Features of Renaissance and Humanism

Renaissance and Humanism

William Shakespeare’s “Hamlet” contains characteristics of the Renaissance and Humanism. The European Renaissance stands for the transition from the Middle Ages to the modern era (15th/16th century) like no other cultural epoch. Literally translated, the term means "rebirth." Scientists, scholars, and artists recalled the values of Roman and Greek antiquity and tried to transfer them to the modern present.

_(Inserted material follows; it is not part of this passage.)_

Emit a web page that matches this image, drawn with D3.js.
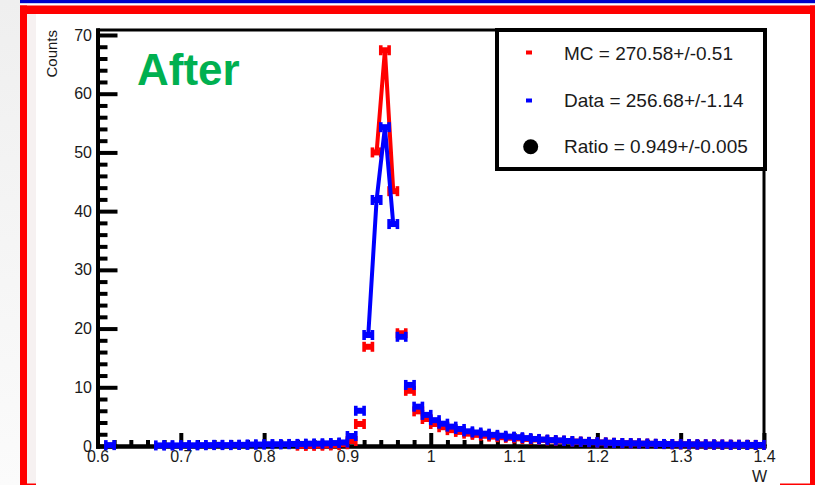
<!DOCTYPE html>
<html>
<head>
<meta charset="utf-8">
<script src="https://cdn.jsdelivr.net/npm/d3@7"></script>
<style>
  html, body { margin: 0; padding: 0; background: #ffffff; }
  svg { display: block; }
  text { font-family: "Liberation Sans", Arial, sans-serif; }
</style>
</head>
<body>
<svg id="chart" width="815" height="485"></svg>
<script>
// Histogram bin centres for W (bin width 0.01 from 0.6 to 1.4)
const binCenters = [
  0.605, 0.615, 0.625, 0.635, 0.645, 0.655, 0.665, 0.675, 0.685, 0.695,
  0.705, 0.715, 0.725, 0.735, 0.745, 0.755, 0.765, 0.775, 0.785, 0.795,
  0.805, 0.815, 0.825, 0.835, 0.845, 0.855, 0.865, 0.875, 0.885, 0.895,
  0.905, 0.915, 0.925, 0.935, 0.945, 0.955, 0.965, 0.975, 0.985, 0.995,
  1.005, 1.015, 1.025, 1.035, 1.045, 1.055, 1.065, 1.075, 1.085, 1.095,
  1.105, 1.115, 1.125, 1.135, 1.145, 1.155, 1.165, 1.175, 1.185, 1.195,
  1.205, 1.215, 1.225, 1.235, 1.245, 1.255, 1.265, 1.275, 1.285, 1.295,
  1.305, 1.315, 1.325, 1.335, 1.345, 1.355, 1.365, 1.375, 1.385, 1.395
];
const binWidth = 0.01;

// MC counts per bin (null = empty bin, not drawn)
const mcCounts = [
  null, null, null, null, null, null, null, null, null, null,
  null, null, null, null, null, null, null, null, null, null,
  null, null, null, null, 0.05, 0.05, 0.08, 0.1, 0.15, 0.3,
  0.85, 3.75, 16.9, 50.0, 67.4, 43.4, 19.2, 9.4, 5.9, 4.6,
  3.75, 3.2, 2.7, 2.4, 2.1, 1.9, 1.75, 1.6, 1.5, 1.4,
  1.3, 1.2, 1.1, 1.05, 0.95, 0.9, 0.85, 0.75, 0.7, 0.65,
  0.6, 0.55, 0.5, 0.47, 0.44, 0.4, 0.37, 0.34, 0.32, 0.3,
  0.29, 0.27, 0.25, 0.24, 0.23, 0.21, 0.2, 0.19, 0.18, 0.17
];

// Data counts per bin (null = empty bin, not drawn)
const dataCounts = [
  null, 0.15, null, null, null, null, null, 0.1, 0.12, 0.1,
  0.15, 0.12, 0.15, 0.15, 0.2, 0.15, 0.2, 0.2, 0.25, 0.25,
  0.3, 0.3, 0.3, 0.35, 0.35, 0.4, 0.4, 0.45, 0.5, 0.6,
  1.7, 6.0, 18.9, 41.9, 54.3, 37.8, 18.6, 10.4, 6.7, 5.3,
  4.4, 3.8, 3.3, 2.9, 2.5, 2.3, 2.1, 1.9, 1.75, 1.6,
  1.5, 1.35, 1.2, 1.1, 1.0, 0.95, 0.85, 0.75, 0.7, 0.65,
  0.6, 0.55, 0.5, 0.48, 0.45, 0.4, 0.38, 0.35, 0.33, 0.3,
  0.3, 0.28, 0.26, 0.25, 0.24, 0.22, 0.2, 0.2, 0.18, 0.18
];

// Bins joined by the connecting line around the peak
const mcLineBins = [0.935, 0.945, 0.955];
const dataLineBins = [0.925, 0.935, 0.945, 0.955];

// Axis ticks
const xTickValues = [0.6, 0.7, 0.8, 0.9, 1.0, 1.1, 1.2, 1.3, 1.4];
const xTickLabels = ["0.6", "0.7", "0.8", "0.9", "1", "1.1", "1.2", "1.3", "1.4"];
const yTickValues = [0, 10, 20, 30, 40, 50, 60, 70];
const yTickLabels = ["0", "10", "20", "30", "40", "50", "60", "70"];

// Legend entries
const legendLabels = ["MC = 270.58+/-0.51", "Data = 256.68+/-1.14", "Ratio = 0.949+/-0.005"];
const titleText = "After";
const xTitle = "W";
const yTitle = "Counts";

const svg = d3.select("#chart");
const RED = "#ff0000", BLUE = "#0000ff";

// ---- slide decoration ----
const defs = svg.append("defs");
const grad = defs.append("linearGradient").attr("id", "sideGrad")
  .attr("x1", 0).attr("y1", 0).attr("x2", 0).attr("y2", 1);
grad.append("stop").attr("offset", "0%").attr("stop-color", "#efefef");
grad.append("stop").attr("offset", "100%").attr("stop-color", "#fbfbfb");

svg.append("rect").attr("x", 0).attr("y", 0).attr("width", 20).attr("height", 485).attr("fill", "url(#sideGrad)");
svg.append("rect").attr("x", 20).attr("y", 0).attr("width", 795).attr("height", 3.2).attr("fill", "#0000c8");
svg.append("rect").attr("x", 20).attr("y", 5.5).attr("width", 795).attr("height", 8.5).attr("fill", RED);
svg.append("rect").attr("x", 20).attr("y", 5.5).attr("width", 7).attr("height", 480).attr("fill", RED);
svg.append("rect").attr("x", 810).attr("y", 5.5).attr("width", 5).attr("height", 480).attr("fill", RED);
svg.append("rect").attr("x", 27).attr("y", 14).attr("width", 9).attr("height", 470).attr("fill", "#f6f1f1");
svg.append("rect").attr("x", 27).attr("y", 483.5).attr("width", 9).attr("height", 1.5).attr("fill", RED);
svg.append("rect").attr("x", 780).attr("y", 483.5).attr("width", 30).attr("height", 1.5).attr("fill", RED);

// ---- scales ----
const x = d3.scaleLinear().domain([0.6, 1.4]).range([97.5, 764]);
const y = d3.scaleLinear().domain([0, 70.85]).range([446, 30]);

// ---- frame (top and right) ----
svg.append("line").attr("x1", x(0.6)).attr("x2", x(1.4)).attr("y1", y(70.85)).attr("y2", y(70.85))
  .attr("stroke", "#000").attr("stroke-width", 3);
svg.append("line").attr("x1", x(1.4)).attr("x2", x(1.4)).attr("y1", y(70.85)).attr("y2", y(0))
  .attr("stroke", "#000").attr("stroke-width", 3);

// ---- axes with inward ticks ----
const xMinor = d3.range(0.62, 1.4, 0.02).filter(v => Math.abs(v * 10 - Math.round(v * 10)) > 1e-6);
const yMinor = d3.range(2, 70.85, 2).filter(v => v % 10 !== 0);

const xMinorAxis = d3.axisBottom(x).tickValues(xMinor).tickSize(-6).tickSizeOuter(0).tickFormat("");
const xAxis = d3.axisBottom(x).tickValues(xTickValues).tickSize(-13).tickSizeOuter(0).tickPadding(5)
  .tickFormat((d, i) => xTickLabels[i]);
const yMinorAxis = d3.axisLeft(y).tickValues(yMinor).tickSize(-10).tickSizeOuter(0).tickFormat("");
const yAxis = d3.axisLeft(y).tickValues(yTickValues).tickSize(-20).tickSizeOuter(0).tickPadding(5.5)
  .tickFormat((d, i) => yTickLabels[i]);

function styleAxis(g) {
  g.select(".domain").attr("stroke", "#000").attr("stroke-width", 4).attr("stroke-linecap", "square");
  g.selectAll(".tick line").attr("stroke", "#000").attr("stroke-width", 4);
  g.selectAll(".tick text").attr("fill", "#1a1a1a").style("font-size", "16px")
    .style("font-family", "'Liberation Sans', Arial, sans-serif");
}

svg.append("g").attr("transform", `translate(0,${y(0)})`).call(xMinorAxis).call(styleAxis);
svg.append("g").attr("transform", `translate(0,${y(0)})`).call(xAxis).call(styleAxis);
svg.append("g").attr("transform", `translate(${x(0.6)},0)`).call(yMinorAxis).call(styleAxis);
svg.append("g").attr("transform", `translate(${x(0.6)},0)`).call(yAxis).call(styleAxis);

// ---- axis titles ----
svg.append("text").attr("transform", "translate(57,30) rotate(-90)")
  .attr("text-anchor", "end").style("font-size", "15px").attr("fill", "#1a1a1a").text(yTitle);
svg.append("text").attr("x", 767).attr("y", 482).attr("text-anchor", "end")
  .style("font-size", "16px").attr("fill", "#1a1a1a").text(xTitle);

// ---- histogram markers: horizontal bin-width bar with end caps ----
function drawSeries(counts, lineBins, color) {
  const pts = binCenters.map((c, i) => ({ c, v: counts[i] })).filter(d => d.v !== null);
  const linePts = pts.filter(d => lineBins.some(b => Math.abs(b - d.c) < 1e-9));
  const line = d3.line().x(d => x(d.c)).y(d => y(d.v));
  svg.append("path").datum(linePts).attr("d", line)
    .attr("fill", "none").attr("stroke", color).attr("stroke-width", 4).attr("stroke-linejoin", "round");

  const g = svg.append("g").attr("fill", color);
  const mk = g.selectAll("g").data(pts).join("g");
  mk.append("rect")
    .attr("x", d => x(d.c - binWidth / 2))
    .attr("width", d => x(d.c + binWidth / 2) - x(d.c - binWidth / 2))
    .attr("y", d => y(d.v) - 3).attr("height", 6);
  mk.append("rect")
    .attr("x", d => x(d.c - binWidth / 2) - 1.8).attr("width", 3.6)
    .attr("y", d => y(d.v) - 5).attr("height", 10);
  mk.append("rect")
    .attr("x", d => x(d.c + binWidth / 2) - 1.8).attr("width", 3.6)
    .attr("y", d => y(d.v) - 5).attr("height", 10);
}
drawSeries(mcCounts, mcLineBins, RED);
drawSeries(dataCounts, dataLineBins, BLUE);

// ---- title ----
svg.append("text").attr("x", 137).attr("y", 85)
  .style("font-size", "44px").style("font-weight", "bold").attr("fill", "#00b050").text(titleText);

// ---- legend ----
svg.append("rect").attr("x", 497).attr("y", 30).attr("width", 268).attr("height", 139)
  .attr("fill", "#fff").attr("stroke", "#000").attr("stroke-width", 4);
const legendY = [59.5, 107, 153];
svg.append("rect").attr("x", 526).attr("y", 50.5).attr("width", 6).attr("height", 4).attr("fill", RED);
svg.append("rect").attr("x", 526).attr("y", 98.5).attr("width", 6).attr("height", 4).attr("fill", BLUE);
svg.append("circle").attr("cx", 530.7).attr("cy", 146.7).attr("r", 7.5).attr("fill", "#000");
svg.selectAll("text.leg").data(legendLabels).join("text").attr("class", "leg")
  .attr("x", 564).attr("y", (d, i) => legendY[i])
  .style("font-size", "19px").attr("fill", "#1a1a1a").text(d => d);
</script>
</body>
</html>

The rediscovery of the ancient values comes as a push back against the dominance of the Christian worldview. The followers of the Renaissance no longer promoted a theocentric worldview oriented toward ‘life after death’, but instead a humanism grounded in this world: through education and upbringing, people should be guaranteed the free development of their personality. Man becomes the focus of art, culture, and science: "Man is the measure of all things" (Protagoras, c. 485-415 BC).

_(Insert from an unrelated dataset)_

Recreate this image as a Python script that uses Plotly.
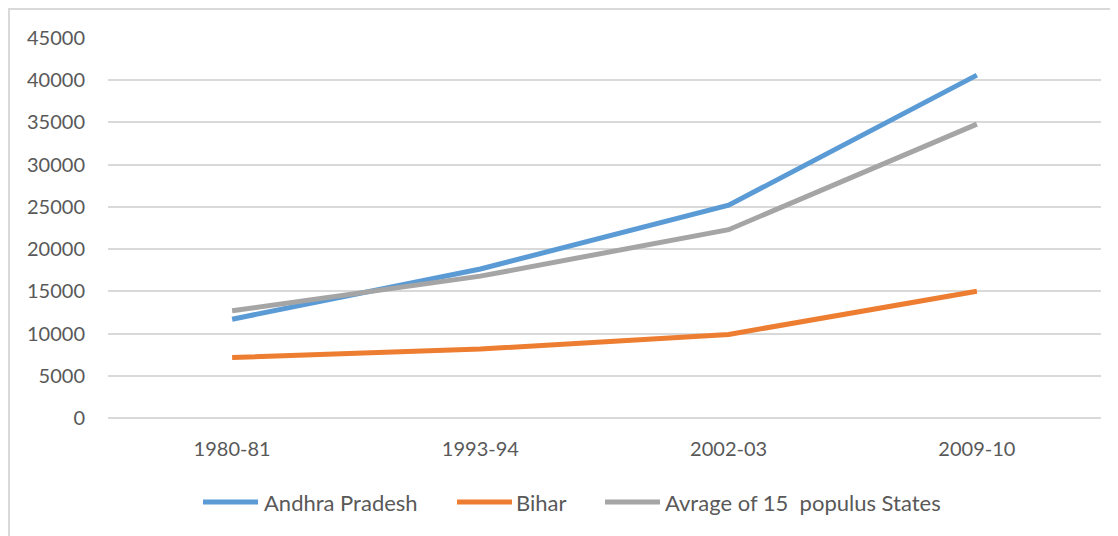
import plotly.graph_objects as go

years = ["1980-81", "1993-94", "2002-03", "2009-10"]
andhra = [11700, 17650, 25200, 40600]
bihar = [7150, 8170, 9900, 15000]
avg15 = [12700, 16800, 22300, 34800]

names = ["Andhra Pradesh", "Bihar", "Avrage of 15  populus States"]
colors = ["#5b9bd5", "#ed7d31", "#a5a5a5"]
values = [andhra, bihar, avg15]

W, H = 1110, 528
L, R, T, B = 100, 17, 30, 118
PW, PH = W - L - R, H - T - B

def px(fx):
    return (fx - L) / PW

def py(fy):
    return (H - B - fy) / PH

fig = go.Figure()
for name, vals, col in zip(names, values, colors):
    fig.add_trace(go.Scatter(x=years, y=vals, name=name, mode="lines",
                             line=dict(color=col, width=5)))

font_col = "#595959"
FONT = "Lato, Open Sans, sans-serif"

# custom legend (line swatch + label), positioned in figure pixels
leg_line_x = [(195, 250), (449, 504), (597, 652)]
leg_text_x = [254, 506, 655]
leg_y = 494
shapes = [dict(type="rect", xref="paper", yref="paper",
               x0=px(1), x1=px(W + 20), y0=py(H + 20), y1=py(1),
               line=dict(color="#d9d9d9", width=2), layer="below")]
annotations = []
for (x0, x1), tx, name, col in zip(leg_line_x, leg_text_x, names, colors):
    shapes.append(dict(type="line", xref="paper", yref="paper",
                       x0=px(x0), x1=px(x1), y0=py(leg_y), y1=py(leg_y),
                       line=dict(color=col, width=5)))
    annotations.append(dict(xref="paper", yref="paper", x=px(tx), y=py(leg_y),
                            xanchor="left", yanchor="middle", showarrow=False,
                            text=name.replace("  ", "\u00a0 "),
                            font=dict(family=FONT, size=22, color=font_col)))

fig.update_layout(
    width=W, height=H,
    margin=dict(l=L, r=R, t=T, b=B),
    paper_bgcolor="white", plot_bgcolor="white",
    font=dict(family=FONT, size=20, color=font_col),
    showlegend=False,
    xaxis=dict(type="category", range=[-0.5, 3.5], showgrid=False, showline=False,
               ticks="", ticklabelstandoff=17, tickfont=dict(size=20)),
    yaxis=dict(range=[0, 45000], dtick=5000, showgrid=True, gridcolor="#d9d9d9",
               gridwidth=1.5, zeroline=True, zerolinecolor="#d9d9d9", zerolinewidth=1.5,
               showline=False, ticks="", ticklabelstandoff=22, tickformat="d",
               tickfont=dict(size=20)),
    shapes=shapes,
    annotations=annotations,
)

fig.write_html("out.html")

People of the Renaissance found humanist ideals in the texts of ancient philosophers: In Cicero's definition of "humanitas" (Latin for "being human"), they find statements about the spiritual capacities of man, which distinguish him from simple animals; in Senaca’s, the Roman philosopher’s works they find references to the ethical goal of humanity; and in the Greek philosopher Plato, a mature philosophy of nature.

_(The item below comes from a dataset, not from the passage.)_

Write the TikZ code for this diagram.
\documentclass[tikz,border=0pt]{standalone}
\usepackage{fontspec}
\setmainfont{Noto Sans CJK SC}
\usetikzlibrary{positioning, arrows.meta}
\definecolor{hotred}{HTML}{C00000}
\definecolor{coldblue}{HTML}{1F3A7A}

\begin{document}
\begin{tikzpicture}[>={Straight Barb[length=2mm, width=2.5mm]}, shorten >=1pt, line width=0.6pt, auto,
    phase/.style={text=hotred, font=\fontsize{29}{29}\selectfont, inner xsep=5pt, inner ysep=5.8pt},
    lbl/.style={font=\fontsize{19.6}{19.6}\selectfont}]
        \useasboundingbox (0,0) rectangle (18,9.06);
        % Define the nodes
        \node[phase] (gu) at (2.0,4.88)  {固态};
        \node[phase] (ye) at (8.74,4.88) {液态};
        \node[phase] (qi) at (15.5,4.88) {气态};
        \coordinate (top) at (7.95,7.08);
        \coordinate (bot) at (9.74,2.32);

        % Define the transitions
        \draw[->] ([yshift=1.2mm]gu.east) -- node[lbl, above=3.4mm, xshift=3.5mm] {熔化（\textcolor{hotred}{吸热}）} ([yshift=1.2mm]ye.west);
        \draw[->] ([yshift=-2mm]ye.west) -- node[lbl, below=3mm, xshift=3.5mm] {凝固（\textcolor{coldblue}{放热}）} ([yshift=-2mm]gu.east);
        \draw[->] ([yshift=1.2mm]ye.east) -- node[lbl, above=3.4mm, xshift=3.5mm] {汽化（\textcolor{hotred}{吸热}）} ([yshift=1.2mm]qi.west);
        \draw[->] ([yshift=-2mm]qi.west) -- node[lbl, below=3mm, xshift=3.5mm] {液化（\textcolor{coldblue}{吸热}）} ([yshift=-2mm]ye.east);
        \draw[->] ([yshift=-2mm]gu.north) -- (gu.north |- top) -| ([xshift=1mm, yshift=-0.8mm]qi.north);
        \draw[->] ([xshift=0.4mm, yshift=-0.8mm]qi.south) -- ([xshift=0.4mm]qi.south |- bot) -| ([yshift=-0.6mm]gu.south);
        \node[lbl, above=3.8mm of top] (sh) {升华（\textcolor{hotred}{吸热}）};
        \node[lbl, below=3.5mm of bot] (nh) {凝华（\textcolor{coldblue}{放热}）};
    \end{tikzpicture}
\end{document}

Renaissance and humanism are so closely related that there is even the term Renaissance humanism. The two terms are therefore often used synonymously. Strictly speaking, they differ in that "humanism" refers more to the rediscovery of Latin thought, while "Renaissance" alludes mainly to the adoption of Greek thought. However, both cultural movements are so closely related that they would be unthinkable without each other.